If it was important 2000 years ago to love one’s enemies, how much more important is it in today’s world where our interconnectedness expedites and amplifies our awareness and our consequent emotions?

Love your enemies. How do we understand this? How can we live in the spirit of this? The words on the front of today’s bulletin express our feelings. “Christ, your words of love confound us.” I want to begin with an exploration of two questions -- Who are our enemies? And, what does “love” mean in this context?

It feels easy to think of “the usual suspects” as our enemies. There are far too many individuals and groups who come to mind – criminals who do violence (whether physical or emotional) against others, those who act to oppress others, those who exploit those without the capacity to stand up for themselves. Pulling back the lens a bit leads us to see structures and systems that create and perpetuate offenses against the humanity of persons. Embedded in these systems are our political foes, members of other cultures or sub-cultures, passionate believers in religions so different from our own and many others. Alas, the differences that are associated with such beliefs and group identities increasingly pervade our personal relationships of community, friendships and family. The resulting feelings of anger or even hatred may drive us to conflict with or isolation from those we would hold most dear. In the sense that Jesus meant it, they become our enemies. In our starkly divided world, these others become “Them,” fundamentally separated from the “Us” that we embrace.

What, then, does it mean to “love” our enemies? First, it does not mean affirming the actions, thoughts and feelings that we find repugnant in those persons. Moreover, in loving them, we do not assume responsibility for that which they do. When Jesus on the cross said with reference to those who were crucifying him, “Forgive them for they know not what they do,” He did not, thereby, become responsible himself for their actions; He did not corrupt his own soul by feeling compassion for them.

What love does mean in this context is a positive feeling about some part of the other person.

St. Thomas Aquinas wrote that, “To love is to will the good of the other.” George Fox’s idea of “That of God in every person” which is at the heart of our Quaker faith, provides a basis for loving every other person. This is not a “starry-eyed” idealism! All persons are not wholly good; indeed, no one is wholly good.

What does it mean to say that each person embodies That of God? First, it refers to oneself – I must seek that of God in myself and seek to nurture that spirit in myself. In Matthew 7:5 we are told to “First take the log our of your own eye and then you will be able to see clearly to take the speck out of your brother’s eye.” It is inherent in our human condition to struggle to be our best self. It is that struggle that reflects our common humanity; our potential for being good.

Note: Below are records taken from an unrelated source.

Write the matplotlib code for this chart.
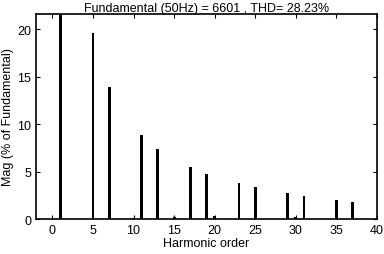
import numpy as np
import matplotlib
matplotlib.use("Agg")
import matplotlib.pyplot as plt

plt.rcParams['font.family'] = ['Liberation Sans', 'DejaVu Sans']

# harmonic spectrum (% of fundamental), fundamental clipped by the axis
orders = [1, 5, 7, 10, 11, 13, 15, 17, 19, 20, 23, 25, 29, 30, 31, 35, 37]
mags = [100, 19.65, 13.9, 0.15, 8.84, 7.37, 0.2, 5.44, 4.74, 0.3,
        3.79, 3.33, 2.74, 0.2, 2.45, 2.03, 1.76]
title = "Fundamental (50Hz) = 6601 , THD= 28.23%"

fig = plt.figure(figsize=(3.84, 2.55), dpi=100)
ax = fig.add_axes([0.094, 0.137, 0.888, 0.804])
ax.bar(orders, mags, width=0.35, color="black")

ax.set_xlim(-2, 40)
ax.set_ylim(0, 21.6)
ax.set_xticks(np.arange(0, 41, 5))
ax.set_yticks([0, 5, 10, 15, 20])
ax.tick_params(direction="in", top=True, right=True, labelsize=9, length=3, width=0.8)
for s in ax.spines.values():
    s.set_linewidth(1.2)

ax.set_xlabel("Harmonic order", fontsize=9, labelpad=1)
ax.set_ylabel("Mag (% of Fundamental)", fontsize=9, labelpad=2)
ax.set_title(title, fontsize=9, pad=2)

fig.savefig("out.png", dpi=100)
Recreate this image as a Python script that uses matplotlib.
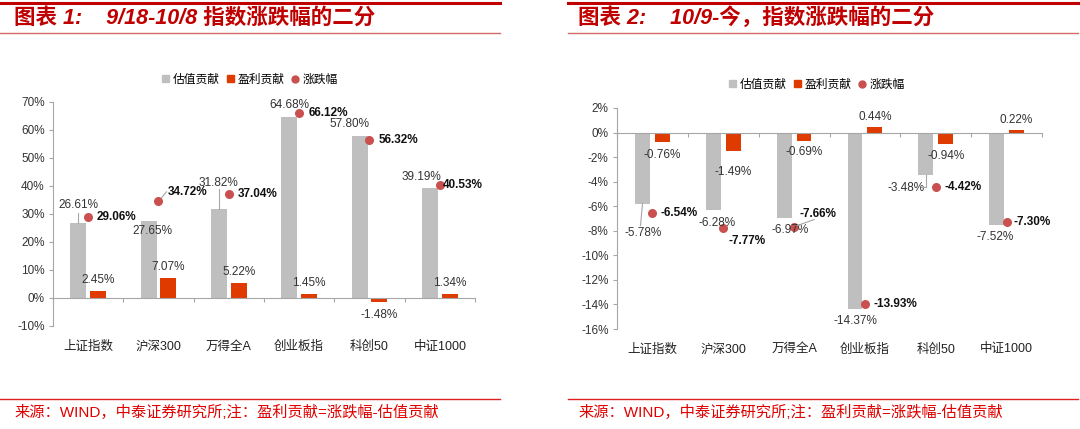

When we give in to the siren call of “the dark side,” allowing feelings of disgust about others to dominate our hearts, with the resulting feelings of anger and hatred, we thereby experience greater brokenness from God whose Light is present in every person. By participating in that brokenness, not only do we do violence (actual or in our minds) to those we consider enemies, but we also corrupt our own spirit by separating ourselves from That of God in those others and in ourselves.

Let us now fast-forward 350 years to the contemporary U.S. How can we work on loving our enemies? Here, I want to speak a bit about a best-selling book by Arthur Brooks entitled “Love Your Enemies.” Examining the growing divisions (notably associated with political affiliations), Brooks describes people today as living in a culture of contempt, feeling disgust at the attitudes and behaviors of those who disagree with us and convinced that those others are essentially worthless and unworthy of our respect. Hence, we do not take those others seriously as human beings. When Hilary Clinton referred to many of Donald Trump’s supporters as a “basket of deplorables,” she was, perhaps unconsciously, displaying a particularly pernicious form of the contempt that pervades our society today and she paid a political price for that attitude.